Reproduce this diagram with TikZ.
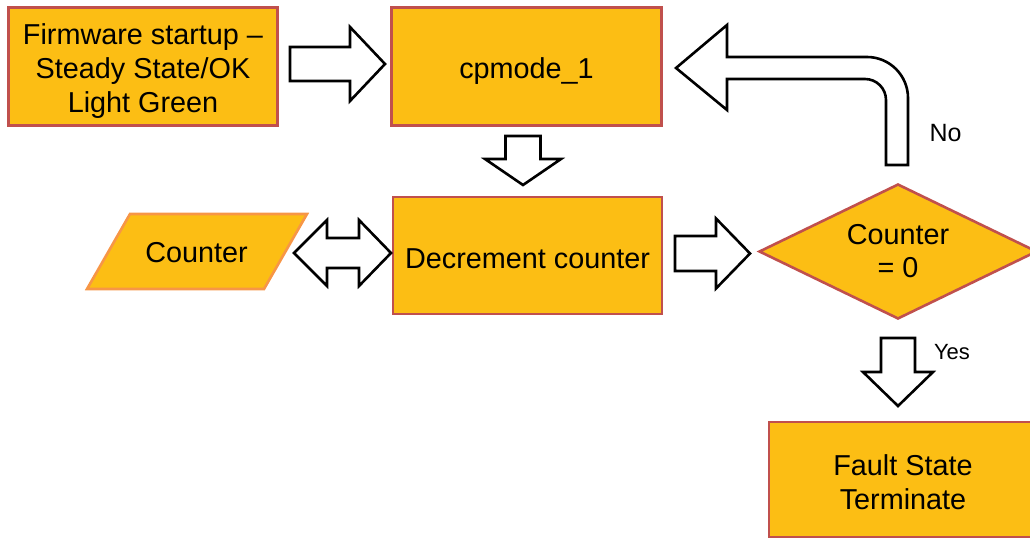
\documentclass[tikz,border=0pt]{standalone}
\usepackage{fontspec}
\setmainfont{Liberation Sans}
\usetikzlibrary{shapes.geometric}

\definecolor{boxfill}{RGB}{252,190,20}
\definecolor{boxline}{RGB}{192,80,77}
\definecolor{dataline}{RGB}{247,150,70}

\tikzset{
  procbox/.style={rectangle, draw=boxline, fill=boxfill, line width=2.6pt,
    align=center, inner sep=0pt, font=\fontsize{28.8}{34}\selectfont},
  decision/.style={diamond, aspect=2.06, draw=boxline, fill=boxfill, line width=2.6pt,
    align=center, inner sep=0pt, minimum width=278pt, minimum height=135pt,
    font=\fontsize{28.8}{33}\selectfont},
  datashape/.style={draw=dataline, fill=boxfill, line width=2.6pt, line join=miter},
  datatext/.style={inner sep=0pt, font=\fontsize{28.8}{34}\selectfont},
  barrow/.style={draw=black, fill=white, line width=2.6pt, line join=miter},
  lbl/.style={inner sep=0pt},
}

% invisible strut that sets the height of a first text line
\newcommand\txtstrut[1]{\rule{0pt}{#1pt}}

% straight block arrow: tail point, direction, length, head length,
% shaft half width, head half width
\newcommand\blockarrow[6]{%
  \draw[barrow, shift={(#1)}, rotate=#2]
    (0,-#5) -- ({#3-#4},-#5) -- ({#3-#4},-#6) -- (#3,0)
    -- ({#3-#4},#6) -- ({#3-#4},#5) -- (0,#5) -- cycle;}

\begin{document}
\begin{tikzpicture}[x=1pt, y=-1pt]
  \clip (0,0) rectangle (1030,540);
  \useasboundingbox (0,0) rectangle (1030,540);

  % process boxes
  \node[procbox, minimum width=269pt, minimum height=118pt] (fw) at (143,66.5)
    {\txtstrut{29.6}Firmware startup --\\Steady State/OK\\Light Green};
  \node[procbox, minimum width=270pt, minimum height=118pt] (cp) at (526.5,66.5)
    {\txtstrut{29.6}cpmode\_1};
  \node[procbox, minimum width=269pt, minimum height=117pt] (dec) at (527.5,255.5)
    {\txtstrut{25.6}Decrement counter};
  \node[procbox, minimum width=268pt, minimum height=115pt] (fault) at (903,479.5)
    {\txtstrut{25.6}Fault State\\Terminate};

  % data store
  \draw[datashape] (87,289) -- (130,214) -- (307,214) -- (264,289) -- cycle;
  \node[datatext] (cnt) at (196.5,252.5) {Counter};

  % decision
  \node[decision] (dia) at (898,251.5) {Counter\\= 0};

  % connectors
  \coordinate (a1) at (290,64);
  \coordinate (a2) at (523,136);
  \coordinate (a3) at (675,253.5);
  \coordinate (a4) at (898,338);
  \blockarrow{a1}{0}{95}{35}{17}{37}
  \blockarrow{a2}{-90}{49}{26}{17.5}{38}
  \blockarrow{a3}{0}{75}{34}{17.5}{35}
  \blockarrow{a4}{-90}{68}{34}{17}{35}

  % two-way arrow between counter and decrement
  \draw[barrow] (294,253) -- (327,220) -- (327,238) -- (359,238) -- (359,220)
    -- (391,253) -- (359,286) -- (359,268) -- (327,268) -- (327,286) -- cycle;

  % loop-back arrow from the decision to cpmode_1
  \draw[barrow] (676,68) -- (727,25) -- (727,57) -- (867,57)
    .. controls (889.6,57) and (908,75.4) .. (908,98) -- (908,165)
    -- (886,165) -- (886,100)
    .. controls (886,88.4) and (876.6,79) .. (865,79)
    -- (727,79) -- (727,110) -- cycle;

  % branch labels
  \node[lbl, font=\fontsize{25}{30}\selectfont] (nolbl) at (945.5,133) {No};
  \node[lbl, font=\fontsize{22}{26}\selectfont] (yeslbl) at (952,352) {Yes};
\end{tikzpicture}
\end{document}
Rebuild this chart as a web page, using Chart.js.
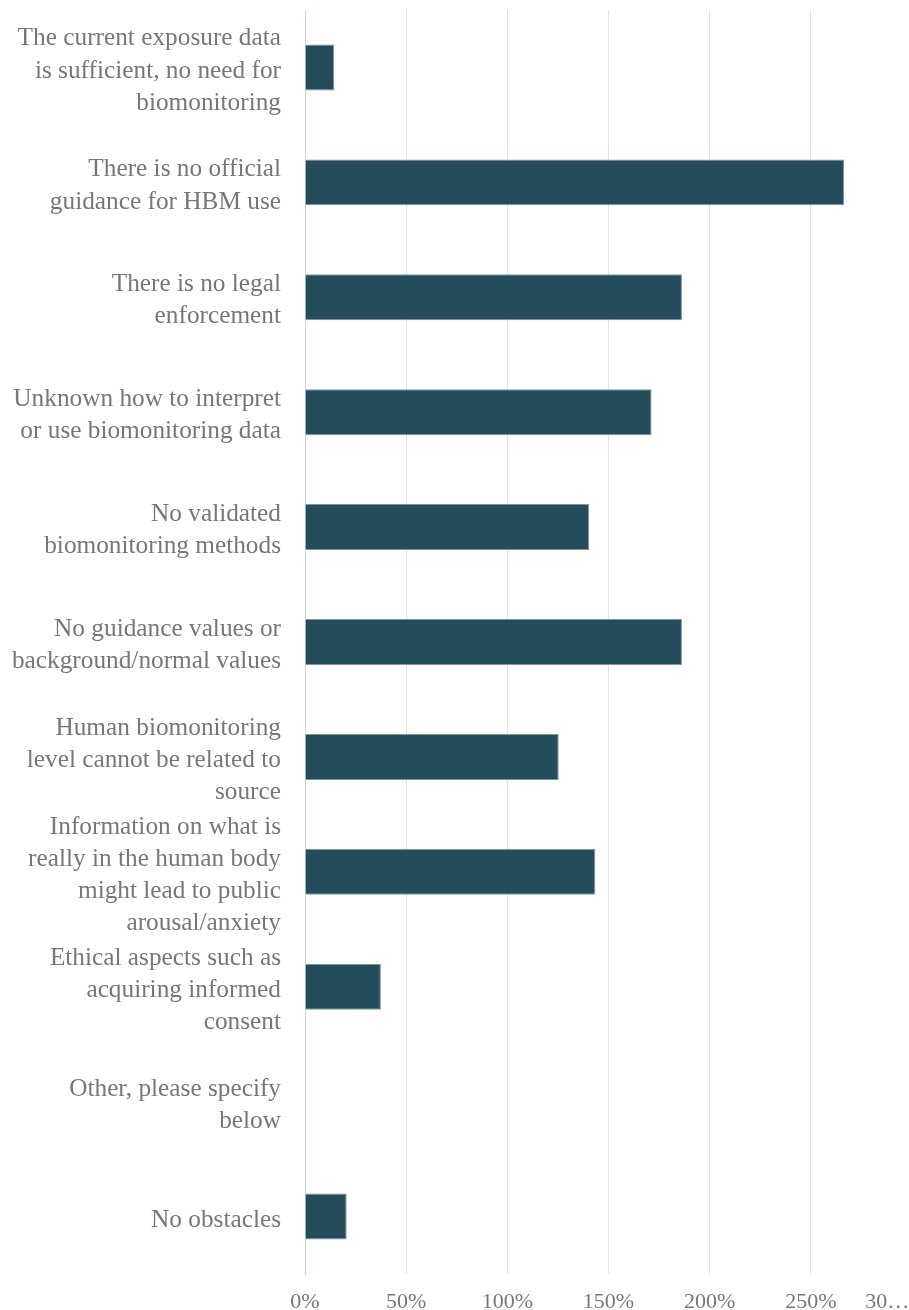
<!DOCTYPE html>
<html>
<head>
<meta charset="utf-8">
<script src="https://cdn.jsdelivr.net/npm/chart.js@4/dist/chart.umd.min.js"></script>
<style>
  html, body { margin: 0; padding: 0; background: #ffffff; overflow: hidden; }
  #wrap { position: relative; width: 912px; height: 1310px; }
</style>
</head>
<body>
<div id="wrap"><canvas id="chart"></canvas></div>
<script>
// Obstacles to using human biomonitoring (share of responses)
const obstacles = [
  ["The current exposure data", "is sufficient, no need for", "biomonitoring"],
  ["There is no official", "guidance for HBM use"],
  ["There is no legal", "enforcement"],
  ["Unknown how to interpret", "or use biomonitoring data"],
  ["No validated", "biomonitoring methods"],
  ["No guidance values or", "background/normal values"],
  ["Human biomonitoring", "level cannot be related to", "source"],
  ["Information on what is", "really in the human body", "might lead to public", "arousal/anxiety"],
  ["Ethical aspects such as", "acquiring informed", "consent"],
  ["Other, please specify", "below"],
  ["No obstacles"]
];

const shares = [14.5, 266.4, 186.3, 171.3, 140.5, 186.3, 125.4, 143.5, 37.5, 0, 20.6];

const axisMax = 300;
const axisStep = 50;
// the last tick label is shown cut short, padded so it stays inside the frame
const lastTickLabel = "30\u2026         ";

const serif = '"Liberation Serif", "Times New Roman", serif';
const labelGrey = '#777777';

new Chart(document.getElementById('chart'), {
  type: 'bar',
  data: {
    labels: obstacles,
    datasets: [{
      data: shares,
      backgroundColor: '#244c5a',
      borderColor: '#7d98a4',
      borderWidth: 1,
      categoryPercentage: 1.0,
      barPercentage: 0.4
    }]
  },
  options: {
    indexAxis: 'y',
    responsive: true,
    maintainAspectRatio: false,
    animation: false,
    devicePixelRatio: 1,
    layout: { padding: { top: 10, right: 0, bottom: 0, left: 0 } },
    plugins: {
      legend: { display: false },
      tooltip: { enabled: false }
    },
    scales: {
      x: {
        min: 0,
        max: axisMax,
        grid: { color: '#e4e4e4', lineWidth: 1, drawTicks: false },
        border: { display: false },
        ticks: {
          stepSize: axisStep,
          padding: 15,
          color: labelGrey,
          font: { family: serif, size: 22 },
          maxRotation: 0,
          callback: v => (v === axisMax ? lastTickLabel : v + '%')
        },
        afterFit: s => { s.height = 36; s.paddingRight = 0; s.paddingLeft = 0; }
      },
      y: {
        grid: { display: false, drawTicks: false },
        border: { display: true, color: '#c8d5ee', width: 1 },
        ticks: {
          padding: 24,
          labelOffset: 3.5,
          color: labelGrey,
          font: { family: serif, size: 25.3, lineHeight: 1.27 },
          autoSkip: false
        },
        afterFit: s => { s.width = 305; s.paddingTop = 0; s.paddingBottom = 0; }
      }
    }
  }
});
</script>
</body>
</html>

****

> **Your objective**: Write out all the records again, exactly, minus any pictures.

> **Output for this task**:
Reproduce this diagram with TikZ.
\documentclass[tikz,border=0pt]{standalone}
\usepackage{fontspec}
\setmainfont{Liberation Sans}
\usetikzlibrary{shapes.geometric}

\definecolor{boxfill}{RGB}{252,190,20}
\definecolor{boxline}{RGB}{192,80,77}
\definecolor{dataline}{RGB}{247,150,70}

\tikzset{
  procbox/.style={rectangle, draw=boxline, fill=boxfill, line width=2.6pt,
    align=center, inner sep=0pt, font=\fontsize{28.8}{34}\selectfont},
  decision/.style={diamond, aspect=2.06, draw=boxline, fill=boxfill, line width=2.6pt,
    align=center, inner sep=0pt, minimum width=278pt, minimum height=135pt,
    font=\fontsize{28.8}{33}\selectfont},
  datashape/.style={draw=dataline, fill=boxfill, line width=2.6pt, line join=miter},
  datatext/.style={inner sep=0pt, font=\fontsize{28.8}{34}\selectfont},
  barrow/.style={draw=black, fill=white, line width=2.6pt, line join=miter},
  lbl/.style={inner sep=0pt},
}

% invisible strut that sets the height of a first text line
\newcommand\txtstrut[1]{\rule{0pt}{#1pt}}

% straight block arrow: tail point, direction, length, head length,
% shaft half width, head half width
\newcommand\blockarrow[6]{%
  \draw[barrow, shift={(#1)}, rotate=#2]
    (0,-#5) -- ({#3-#4},-#5) -- ({#3-#4},-#6) -- (#3,0)
    -- ({#3-#4},#6) -- ({#3-#4},#5) -- (0,#5) -- cycle;}

\begin{document}
\begin{tikzpicture}[x=1pt, y=-1pt]
  \clip (0,0) rectangle (1030,540);
  \useasboundingbox (0,0) rectangle (1030,540);

  % process boxes
  \node[procbox, minimum width=269pt, minimum height=118pt] (fw) at (143,66.5)
    {\txtstrut{29.6}Firmware startup --\\Steady State/OK\\Light Green};
  \node[procbox, minimum width=270pt, minimum height=118pt] (cp) at (526.5,66.5)
    {\txtstrut{29.6}cpmode\_1};
  \node[procbox, minimum width=269pt, minimum height=117pt] (dec) at (527.5,255.5)
    {\txtstrut{25.6}Decrement counter};
  \node[procbox, minimum width=268pt, minimum height=115pt] (fault) at (903,479.5)
    {\txtstrut{25.6}Fault State\\Terminate};

  % data store
  \draw[datashape] (87,289) -- (130,214) -- (307,214) -- (264,289) -- cycle;
  \node[datatext] (cnt) at (196.5,252.5) {Counter};

  % decision
  \node[decision] (dia) at (898,251.5) {Counter\\= 0};

  % connectors
  \coordinate (a1) at (290,64);
  \coordinate (a2) at (523,136);
  \coordinate (a3) at (675,253.5);
  \coordinate (a4) at (898,338);
  \blockarrow{a1}{0}{95}{35}{17}{37}
  \blockarrow{a2}{-90}{49}{26}{17.5}{38}
  \blockarrow{a3}{0}{75}{34}{17.5}{35}
  \blockarrow{a4}{-90}{68}{34}{17}{35}

  % two-way arrow between counter and decrement
  \draw[barrow] (294,253) -- (327,220) -- (327,238) -- (359,238) -- (359,220)
    -- (391,253) -- (359,286) -- (359,268) -- (327,268) -- (327,286) -- cycle;

  % loop-back arrow from the decision to cpmode_1
  \draw[barrow] (676,68) -- (727,25) -- (727,57) -- (867,57)
    .. controls (889.6,57) and (908,75.4) .. (908,98) -- (908,165)
    -- (886,165) -- (886,100)
    .. controls (886,88.4) and (876.6,79) .. (865,79)
    -- (727,79) -- (727,110) -- cycle;

  % branch labels
  \node[lbl, font=\fontsize{25}{30}\selectfont] (nolbl) at (945.5,133) {No};
  \node[lbl, font=\fontsize{22}{26}\selectfont] (yeslbl) at (952,352) {Yes};
\end{tikzpicture}
\end{document}
Rebuild this chart as a web page, using Chart.js.
<!DOCTYPE html>
<html>
<head>
<meta charset="utf-8">
<script src="https://cdn.jsdelivr.net/npm/chart.js@4/dist/chart.umd.min.js"></script>
<style>
  html, body { margin: 0; padding: 0; background: #ffffff; overflow: hidden; }
  #wrap { position: relative; width: 912px; height: 1310px; }
</style>
</head>
<body>
<div id="wrap"><canvas id="chart"></canvas></div>
<script>
// Obstacles to using human biomonitoring (share of responses)
const obstacles = [
  ["The current exposure data", "is sufficient, no need for", "biomonitoring"],
  ["There is no official", "guidance for HBM use"],
  ["There is no legal", "enforcement"],
  ["Unknown how to interpret", "or use biomonitoring data"],
  ["No validated", "biomonitoring methods"],
  ["No guidance values or", "background/normal values"],
  ["Human biomonitoring", "level cannot be related to", "source"],
  ["Information on what is", "really in the human body", "might lead to public", "arousal/anxiety"],
  ["Ethical aspects such as", "acquiring informed", "consent"],
  ["Other, please specify", "below"],
  ["No obstacles"]
];

const shares = [14.5, 266.4, 186.3, 171.3, 140.5, 186.3, 125.4, 143.5, 37.5, 0, 20.6];

const axisMax = 300;
const axisStep = 50;
// the last tick label is shown cut short, padded so it stays inside the frame
const lastTickLabel = "30\u2026         ";

const serif = '"Liberation Serif", "Times New Roman", serif';
const labelGrey = '#777777';

new Chart(document.getElementById('chart'), {
  type: 'bar',
  data: {
    labels: obstacles,
    datasets: [{
      data: shares,
      backgroundColor: '#244c5a',
      borderColor: '#7d98a4',
      borderWidth: 1,
      categoryPercentage: 1.0,
      barPercentage: 0.4
    }]
  },
  options: {
    indexAxis: 'y',
    responsive: true,
    maintainAspectRatio: false,
    animation: false,
    devicePixelRatio: 1,
    layout: { padding: { top: 10, right: 0, bottom: 0, left: 0 } },
    plugins: {
      legend: { display: false },
      tooltip: { enabled: false }
    },
    scales: {
      x: {
        min: 0,
        max: axisMax,
        grid: { color: '#e4e4e4', lineWidth: 1, drawTicks: false },
        border: { display: false },
        ticks: {
          stepSize: axisStep,
          padding: 15,
          color: labelGrey,
          font: { family: serif, size: 22 },
          maxRotation: 0,
          callback: v => (v === axisMax ? lastTickLabel : v + '%')
        },
        afterFit: s => { s.height = 36; s.paddingRight = 0; s.paddingLeft = 0; }
      },
      y: {
        grid: { display: false, drawTicks: false },
        border: { display: true, color: '#c8d5ee', width: 1 },
        ticks: {
          padding: 24,
          labelOffset: 3.5,
          color: labelGrey,
          font: { family: serif, size: 25.3, lineHeight: 1.27 },
          autoSkip: false
        },
        afterFit: s => { s.width = 305; s.paddingTop = 0; s.paddingBottom = 0; }
      }
    }
  }
});
</script>
</body>
</html>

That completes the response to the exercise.